American Sign Language classes currently count as electives. Most four-year colleges require students earn at least two foreign language credits.

If they could earn those in sign language, more students would sign up, said Virginia Hall of Spartanburg, whose son, daughter-in-law and grandson are deaf.

Her grandson attends the state School for the Deaf and Blind and spends half a day as a 10th grader at Dorman High School. Only one student at the high school can communicate with him, but many students are eager learn, Hall said. She has made it her mission to increase teaching sign language statewide.

Access "has the ability to change lives, especially those who live with hearing loss," said Mariann Carter, an education associate for the deaf and hard of hearing at the state Education Department. Both of her parents are deaf.

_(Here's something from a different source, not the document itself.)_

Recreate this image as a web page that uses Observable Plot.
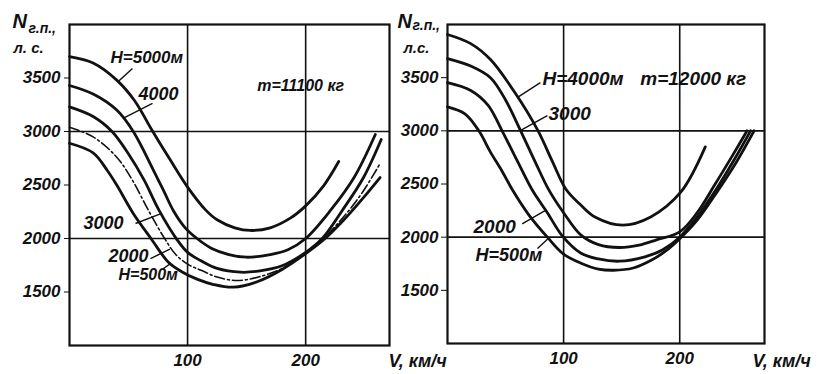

"In order to be able to ensure these opportunities, we must begin somewhere - that somewhere is in our high schools," she said as an interpreter signed to the audience.

Carter said there are 33 certified interpreters in South Carolina, few of whom teach in schools. Making sign language a foreign language could lead to more students pursuing a career teaching and interpreting for the deaf, she said.

There are about 1,300 deaf and hard of hearing students in grades three through 12 in South Carolina's public schools, Carter said. Up to half a million people use American Sign Language in America and Canada,

"Our children want someone to talk to," said Roger Williams of Lyman, co-president of the American Society for Deaf Children. He and his wife, co-president Sherry Williams, have six children. Four are deaf.

Sherry Williams worries her deaf children won't be accepted into college because they can't take foreign languages now offered for credit.
"They're stuck," she said through in interpreter.

About 150 colleges, including Clemson University, accept sign language courses for foreign language requirements.

Clemson began offering a minor in American Sign Language this school year, and has offered courses since 2000.

About 160 students are in the program, and there's a waiting list of those who want to take the courses, said Alton Brant, an American Sign Language professor and founder of the school's ASL Club.